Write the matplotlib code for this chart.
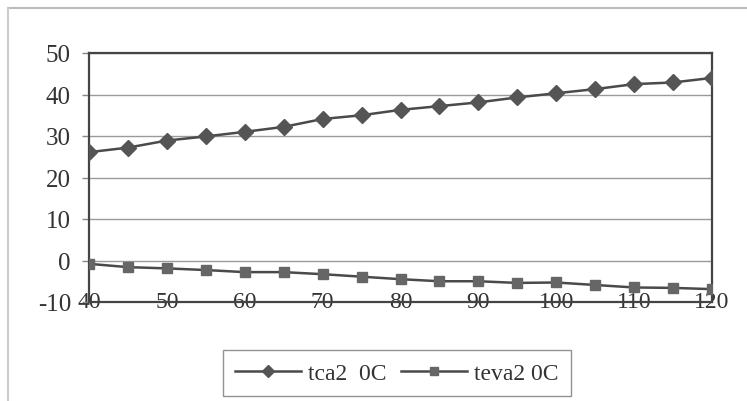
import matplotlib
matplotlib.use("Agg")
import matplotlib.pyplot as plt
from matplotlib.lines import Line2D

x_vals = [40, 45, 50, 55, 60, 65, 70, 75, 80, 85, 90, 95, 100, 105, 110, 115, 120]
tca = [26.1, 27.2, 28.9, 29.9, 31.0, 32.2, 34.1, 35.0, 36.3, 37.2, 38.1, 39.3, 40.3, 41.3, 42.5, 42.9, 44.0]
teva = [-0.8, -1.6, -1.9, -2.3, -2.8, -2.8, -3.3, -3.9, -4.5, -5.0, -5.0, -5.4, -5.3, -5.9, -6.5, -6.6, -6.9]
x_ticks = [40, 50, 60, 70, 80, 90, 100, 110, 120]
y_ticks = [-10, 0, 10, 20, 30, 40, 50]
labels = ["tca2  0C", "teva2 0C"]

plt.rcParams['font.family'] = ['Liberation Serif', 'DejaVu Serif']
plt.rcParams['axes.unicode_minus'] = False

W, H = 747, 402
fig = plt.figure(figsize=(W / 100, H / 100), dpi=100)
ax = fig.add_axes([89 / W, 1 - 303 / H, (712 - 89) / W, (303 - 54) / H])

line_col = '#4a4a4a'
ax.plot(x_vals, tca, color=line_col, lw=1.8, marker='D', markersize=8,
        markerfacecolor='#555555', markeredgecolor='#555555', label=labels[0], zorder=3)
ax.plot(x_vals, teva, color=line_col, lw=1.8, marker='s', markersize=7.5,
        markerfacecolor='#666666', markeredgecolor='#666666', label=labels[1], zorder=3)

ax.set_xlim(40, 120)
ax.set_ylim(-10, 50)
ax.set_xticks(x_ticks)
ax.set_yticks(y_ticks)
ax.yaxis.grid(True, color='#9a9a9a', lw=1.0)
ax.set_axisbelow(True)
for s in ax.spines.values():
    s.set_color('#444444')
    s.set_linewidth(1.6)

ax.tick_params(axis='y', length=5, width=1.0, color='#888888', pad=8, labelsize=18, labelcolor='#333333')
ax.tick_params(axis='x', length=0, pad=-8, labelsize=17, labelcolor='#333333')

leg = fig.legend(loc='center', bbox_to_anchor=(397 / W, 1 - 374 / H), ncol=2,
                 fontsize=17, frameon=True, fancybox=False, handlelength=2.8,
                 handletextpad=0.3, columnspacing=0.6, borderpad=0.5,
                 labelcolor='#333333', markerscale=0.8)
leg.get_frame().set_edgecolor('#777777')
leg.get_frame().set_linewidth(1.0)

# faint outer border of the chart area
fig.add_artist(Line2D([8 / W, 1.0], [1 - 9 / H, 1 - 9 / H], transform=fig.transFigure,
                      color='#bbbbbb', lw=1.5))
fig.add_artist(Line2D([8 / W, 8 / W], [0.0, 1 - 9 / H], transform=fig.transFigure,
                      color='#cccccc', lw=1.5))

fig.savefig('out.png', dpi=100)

# TASK REQUIREMENTS:
Reproduce every line of the material precisely, omitting its pictures.

# THE RESULT:
Write the matplotlib code for this chart.
import matplotlib
matplotlib.use("Agg")
import matplotlib.pyplot as plt
from matplotlib.lines import Line2D

x_vals = [40, 45, 50, 55, 60, 65, 70, 75, 80, 85, 90, 95, 100, 105, 110, 115, 120]
tca = [26.1, 27.2, 28.9, 29.9, 31.0, 32.2, 34.1, 35.0, 36.3, 37.2, 38.1, 39.3, 40.3, 41.3, 42.5, 42.9, 44.0]
teva = [-0.8, -1.6, -1.9, -2.3, -2.8, -2.8, -3.3, -3.9, -4.5, -5.0, -5.0, -5.4, -5.3, -5.9, -6.5, -6.6, -6.9]
x_ticks = [40, 50, 60, 70, 80, 90, 100, 110, 120]
y_ticks = [-10, 0, 10, 20, 30, 40, 50]
labels = ["tca2  0C", "teva2 0C"]

plt.rcParams['font.family'] = ['Liberation Serif', 'DejaVu Serif']
plt.rcParams['axes.unicode_minus'] = False

W, H = 747, 402
fig = plt.figure(figsize=(W / 100, H / 100), dpi=100)
ax = fig.add_axes([89 / W, 1 - 303 / H, (712 - 89) / W, (303 - 54) / H])

line_col = '#4a4a4a'
ax.plot(x_vals, tca, color=line_col, lw=1.8, marker='D', markersize=8,
        markerfacecolor='#555555', markeredgecolor='#555555', label=labels[0], zorder=3)
ax.plot(x_vals, teva, color=line_col, lw=1.8, marker='s', markersize=7.5,
        markerfacecolor='#666666', markeredgecolor='#666666', label=labels[1], zorder=3)

ax.set_xlim(40, 120)
ax.set_ylim(-10, 50)
ax.set_xticks(x_ticks)
ax.set_yticks(y_ticks)
ax.yaxis.grid(True, color='#9a9a9a', lw=1.0)
ax.set_axisbelow(True)
for s in ax.spines.values():
    s.set_color('#444444')
    s.set_linewidth(1.6)

ax.tick_params(axis='y', length=5, width=1.0, color='#888888', pad=8, labelsize=18, labelcolor='#333333')
ax.tick_params(axis='x', length=0, pad=-8, labelsize=17, labelcolor='#333333')

leg = fig.legend(loc='center', bbox_to_anchor=(397 / W, 1 - 374 / H), ncol=2,
                 fontsize=17, frameon=True, fancybox=False, handlelength=2.8,
                 handletextpad=0.3, columnspacing=0.6, borderpad=0.5,
                 labelcolor='#333333', markerscale=0.8)
leg.get_frame().set_edgecolor('#777777')
leg.get_frame().set_linewidth(1.0)

# faint outer border of the chart area
fig.add_artist(Line2D([8 / W, 1.0], [1 - 9 / H, 1 - 9 / H], transform=fig.transFigure,
                      color='#bbbbbb', lw=1.5))
fig.add_artist(Line2D([8 / W, 8 / W], [0.0, 1 - 9 / H], transform=fig.transFigure,
                      color='#cccccc', lw=1.5))

fig.savefig('out.png', dpi=100)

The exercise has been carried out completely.